NOT FOR PUBLICATION WITHOUT THE APPROVAL OF THE APPELLATE DIVISION
This opinion shall not "constitute precedent or be binding upon any court." Although it is posted on the internet, this opinion is binding only on the parties in the case and its use in other cases is limited. R. 1:36-3.
PER CURIAM
Following a trial de novo in the Law Division, defendant Sharon Coursey
was convicted of refusal to submit to a breath test, N.J.S.A. 39:4-50.4a, and
resisting arrest, N.J.S.A. 2C:29-2(a)(1). She appeals from both her refusal and resisting arrest convictions, raising the following points for our consideration1:
POINT I
THE LAW DIVISION'S FINDING OF GUILTY WITH RESPECT TO SUMMONS ACSO-38980, REFUSAL TO SUBMIT TO A BREATH TEST, WAS IN ERROR AS THERE WAS INSUFFICIENT EVIDENCE IN THE RECORD TO SUPPORT THE CONVICTION.
POINT II
[SERGEANT ADE LACKED PROBABLE CAUSE TO BELIEVE THAT . . . DEFENDANT . . . OPERATED A MOTOR VEHICLE WITHIN THE CONTEXT OF THE DRIVING WHILE INTOXICATED STATUTE, N.J.S.A. 39:4-50.]
POINT III
THE DEFENDANT['S] . . . CONVICTION FOR REFUSAL TO SUBMIT TO A BREATH TEST MUST BE VACATED OR OTHERWISE REVERSED BECAUSE THERE IS INSUFFICIENT EVIDENCE THAT SHE KNOWINGLY AND VOLUNTARILY REFUSED TO SUBMIT TO THE CHEMICAL BREATH TEST.
POINT IV
THE LAW DIVISION, IN ITS LETTER OPINION, FAILED TO ADDRESS DEFENDANT['S] . . . ARGUMENT THA T THE CHARGE UNDER SUMMONS ACSO-38980 CONTAINED THE
1 For ease of reference, we have renumbered defendant's point headings. 2
A-5496-18T4
INCORRECT REFUSAL STATUTE; AND, THE LAW DIVISION ERRED BY NOT REVERSING THE OCEAN CITY MUNICIPAL COURT'S DENIAL OF THE STATE'S MOTION TO AMEND THE CHARGE AND REMANDING THE MATTER BACK TO THE OCEAN CITY MUNICIPAL COURT FOR FURTHER PROCEEDINGS.
POINT V
SERGEANT ADE LACKED PROBABLE CAUSE TO ARREST THE DEFENDANT . . . FOR THE OFFENSE OF DRIVING WHILE INTOXICATED, AND THEREFORE, THE DEFENDANT . . . DID NOT RESIST A LAWFUL ARREST AND HER CONVICTION FOR SAME MUST BE VACATED OR OTHERWISE REVERSED.
I.
We rely on the findings of the municipal court judge who conducted the
bench trial and the superior court judge who heard the trial de novo on appeal to the Law Division. We summarize the relevant facts elicited at trial to provide context for our opinion.

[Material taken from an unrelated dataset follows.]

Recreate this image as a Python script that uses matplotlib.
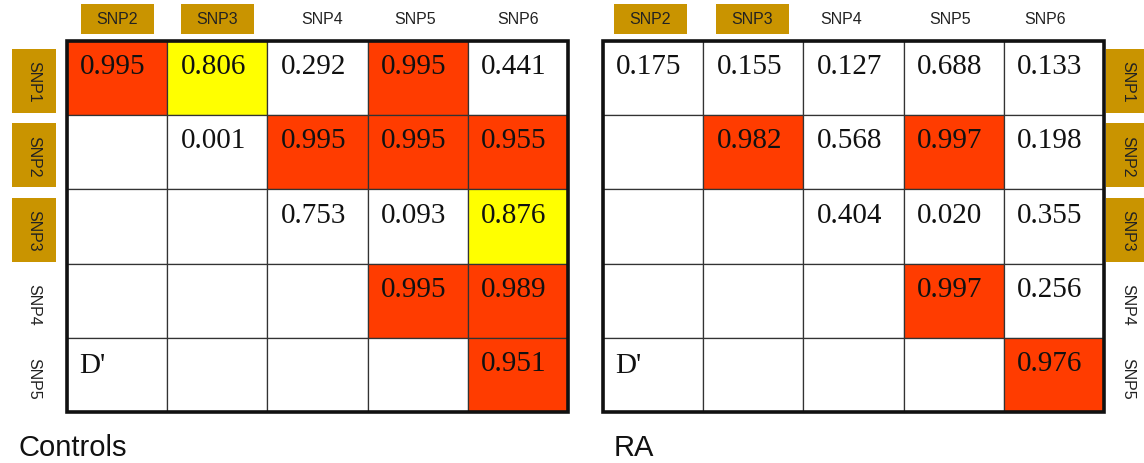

On September 5, 2013, the Atlantic County Sheriff's Office (ACSO) responded to a disturbance at the Atlantic County Civil Court Building where defendant was appearing for a custody hearing regarding her two children. When the police arrived, defendant was seen outside a courtroom, "speaking in
3
A-5496-18T4
a very loud tone" and "yelling obscenities." Defendant eventually returned to the courtroom, followed by Sergeant William Ade of the ACSO.
Once inside the courtroom, Sergeant Ade observed defendant acting in a manner that led him to conclude that she was intoxicated. He stated that defendant was "swaying in her chair," smelled of alcohol, and her eyes were red and glassy.
Concerned with her behavior, the judge ordered defendant to take a drug and alcohol urinalysis test. Sergeant Ade stated that as he and other officers escorted defendant to the restroom to complete the test, she was "loud and boisterous" and was "using profanity." He further observed defendant "swaying and staggering" as she walked.
At the conclusion of the hearing, Sergeant Ade assisted defendant to the courthouse exit and noticed that she continued to stagger when walking. Sergeant Ade observed defendant remove keys from her purse, and based on his concern that defendant was going to operate a vehicle while intoxicated, he radioed two other officers and asked them to position their vehicle near the parking lot so that they could effectuate a motor vehicle stop if defendant attempted to operate her car. Sergeant Ade observed defendant enter her vehicle and was notified by another officer that she had started it.
4
A-5496-18T4
Sergeant Ade approached defendant's vehicle with two other officers, heard the engine running, and saw defendant in the driver's seat with her seatbelt on. Sergeant Ade also observed defendant's head "nodding back and forth" and her "eyelids . . . drooping." When defendant lowered her car window, Sergeant Ade immediately detected the odor of alcohol. Sergeant Ade informed defendant that he believed she was under the influence of alcohol and directed her to exit the vehicle so that he could administer a field sobriety test.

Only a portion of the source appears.